Cartonsghost posted on February 04, 2011 12:50
Every day is debilitating. As I wake up in the morning to the incessant ringing of my alarm, I ask myself what I am doing. What motivation do I have to get out of bed? My classes are intolerable, I have no friends at school, I am always cold, and besides, I am perpetually tired. It never used to be this way. I used to have motivation, interests, friends. Back in high school I used to look forward to coming to school. I used to love all my classes and my teachers. I was president of my class two years in a row, and I graduated valedictorian. Now all of that is gone.
I did make one friend at college—a girl by the name of Lucy. We met at orientation, and instantly I fell in love. I thought about her all summer, and we communicated back and forth over email. I made the mistake, however, of thinking that she loved me. That is a mistake I will never make again. How could anybody love me? When we got back to school I found out that she had a boyfriend, and that the two of them had been going out for two years already. He is tall, confident, and has pearly-white teeth shining in a perfect smile. I was a fool to think a girl as beautiful as Lucy would settle for a person like me! But we remained friends, and as far as I know, she never figured out that I coveted her from the shadows.

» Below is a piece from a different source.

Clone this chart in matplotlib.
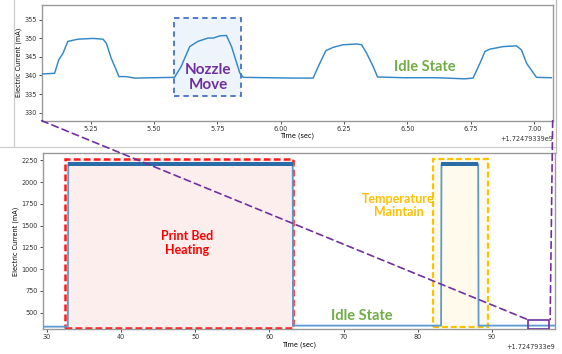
import matplotlib
matplotlib.use("Agg")
import matplotlib.pyplot as plt
from matplotlib.patches import Rectangle, ConnectionPatch
from matplotlib.lines import Line2D

# time base of the logger (epoch seconds)
T_BASE = 1724793300

# zoomed view: a few nozzle moves while idle (seconds after T_BASE + 90)
zoom_t = [5.057, 5.108, 5.124, 5.141, 5.160, 5.200, 5.259, 5.299, 5.312, 5.331,
          5.362, 5.390, 5.424, 5.502, 5.581, 5.607, 5.641, 5.673, 5.713, 5.734,
          5.760, 5.786, 5.806, 5.839, 5.852, 5.944, 6.049, 6.128, 6.148, 6.178,
          6.207, 6.246, 6.299, 6.319, 6.339, 6.365, 6.382, 6.483, 6.614, 6.726,
          6.759, 6.786, 6.806, 6.825, 6.878, 6.930, 6.950, 6.970, 7.009, 7.068]
zoom_ma = [340.4, 340.6, 344.2, 346.0, 349.2, 349.8, 350.0, 349.8, 348.7, 344.7,
           339.7, 339.7, 339.3, 339.4, 339.5, 342.4, 347.8, 349.2, 350.1, 350.1,
           350.7, 350.8, 347.8, 340.6, 339.5, 339.4, 339.3, 339.3, 342.4, 346.7,
           347.6, 348.3, 348.5, 348.3, 346.0, 342.4, 339.6, 339.4, 339.4, 339.1,
           339.3, 343.3, 346.5, 347.1, 347.8, 348.0, 346.9, 343.3, 339.5, 339.4]

# full run: bed heating, idle, temperature maintain (seconds after T_BASE)
full_t = [29.46, 32.85, 32.9, 63.15, 63.2, 83.15, 83.2, 88.15, 88.2, 98.5]
full_ma = [340, 340, 2205, 2205, 352, 352, 2205, 2205, 352, 352]
heat_spans = [(32.9, 63.15), (83.2, 88.15)]
band_lo, band_hi = 2183, 2228

PURPLE = "#7030a0"
GREEN = "#70ad47"
RED = "#ff1a1a"
AMBER = "#ffc000"
FRAME = "#999999"

fig = plt.figure(figsize=(5.62, 3.54), dpi=100)
ax1 = fig.add_axes([0.0742, 0.659, 0.9092, 0.3277])
ax2 = fig.add_axes([0.076, 0.0706, 0.9115, 0.4964])

for ax in (ax1, ax2):
    for s in ax.spines.values():
        s.set_color(FRAME)
        s.set_linewidth(1.0)
    ax.tick_params(labelsize=4.7, length=2, width=0.6, pad=1.5,
                   colors="#333333")
    ax.set_ylabel("Electric Current (mA)", fontsize=4.7, labelpad=2)
    ax.set_xlabel("Time (sec)", fontsize=4.7, labelpad=1)
    ax.xaxis.get_offset_text().set_fontsize(4.7)

# ---- top: zoomed nozzle moves
t_top = [T_BASE + 90 + t for t in zoom_t]
ax1.plot(t_top, zoom_ma, color="#3288c6", linewidth=1.05, zorder=3)
ax1.set_xlim(T_BASE + 95.057, T_BASE + 97.073)
ax1.set_ylim(327.8, 359.1)
ax1.set_yticks([330, 335, 340, 345, 350, 355])
ax1.set_xticks([T_BASE + 95 + k * 0.25 for k in range(1, 9)])

ax1.add_patch(Rectangle((T_BASE + 95.580, 334.6), 0.263, 20.9,
                        facecolor="#eef4fb", edgecolor="#4472c4",
                        linestyle=(0, (3, 2.2)), linewidth=1.3, zorder=2))
ax1.text(T_BASE + 95.713, 339.4, "Nozzle\nMove", color=PURPLE, fontsize=11,
         family="Lato", weight="bold", ha="center", va="center",
         linespacing=1.05, zorder=4)
ax1.text(T_BASE + 96.569, 342.4, "Idle State", color=GREEN, fontsize=10.5,
         family="Lato", weight="bold", ha="center", va="center", zorder=4)

# ---- bottom: whole run
t_full = [T_BASE + t for t in full_t]
ax2.plot(t_full, full_ma, color="#5b9bd0", linewidth=1.3, zorder=3)
for a, b in heat_spans:
    ax2.fill_between([T_BASE + a, T_BASE + b], band_lo, band_hi,
                     color="#2a6ca6", linewidth=0, zorder=3)
ax2.set_xlim(T_BASE + 29.46, T_BASE + 98.5)
ax2.set_ylim(313, 2330)
ax2.set_yticks(range(500, 2251, 250))
ax2.set_xticks([T_BASE + v for v in range(30, 91, 10)])

ax2.add_patch(Rectangle((T_BASE + 32.45, 328), 30.8, 1937,
                        facecolor="#fdeeee", edgecolor=RED,
                        linestyle=(0, (2.7, 1.3)), linewidth=1.8, zorder=2))
ax2.add_patch(Rectangle((T_BASE + 82.0, 339), 7.5, 1926,
                        facecolor="#fffaeb", edgecolor=AMBER,
                        linestyle=(0, (2.7, 1.3)), linewidth=1.6, zorder=2))
ax2.add_patch(Rectangle((T_BASE + 94.8, 318), 2.9, 104,
                        facecolor="none", edgecolor=PURPLE,
                        linewidth=1.2, zorder=4))

ax2.text(T_BASE + 48.9, 1300, "Print Bed\nHeating", color="#ff0000",
         fontsize=9, family="Lato", weight="bold", ha="center", va="center",
         linespacing=1.15, zorder=5)
ax2.text(T_BASE + 77.4, 1731, "Temperature\nMaintain", color=AMBER,
         fontsize=9, family="Lato", weight="bold", ha="center", va="center",
         linespacing=1.15, zorder=5)
ax2.text(T_BASE + 72.5, 466, "Idle State", color=GREEN, fontsize=10.5,
         family="Lato", weight="bold", ha="center", va="center", zorder=5)

# ---- dashed connectors from the zoom box to the top panel
for xa, xb in [(0, T_BASE + 94.8), (1, T_BASE + 97.85)]:
    con = ConnectionPatch(xyA=(xa, 0), coordsA=ax1.transAxes,
                          xyB=(xb, 422), coordsB=ax2.transData,
                          color=PURPLE, linestyle=(0, (4, 2.6)),
                          linewidth=1.2, zorder=10)
    fig.add_artist(con)

# screenshot frame round the upper panel
fig.add_artist(Line2D([14 / 562, 14 / 562], [1, 1 - 146 / 354],
                      transform=fig.transFigure, color="#cccccc", lw=0.9))
fig.add_artist(Line2D([0, 555.5 / 562], [1 - 147 / 354, 1 - 147 / 354],
                      transform=fig.transFigure, color="#cccccc", lw=0.9))
fig.add_artist(Line2D([555.5 / 562, 555.5 / 562], [1, 1 - 153 / 354],
                      transform=fig.transFigure, color="#bbbbbb", lw=0.9))

fig.savefig("out.png", dpi=100)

She was so happy all the time—the trait that I loved most about her. I felt that she completed me. I was always depressed, but whenever I saw her I tried to match her level of excitement. However, it never worked, and this inconsistency in my personality always translated into awkwardness. I figured it would not be too long before she developed a distaste for me, and I was right. We would always have dinner together once a week (that is the only time I would see her), but then she just stopped calling me. Now every day I feel as though my heart is being wrenched from my chest. I love her so much, and I cry whenever it occurs to me that I will never see her again.
Every day is debilitating. And frequently at night, as I stare up at my ceiling, I ask myself “why bother?”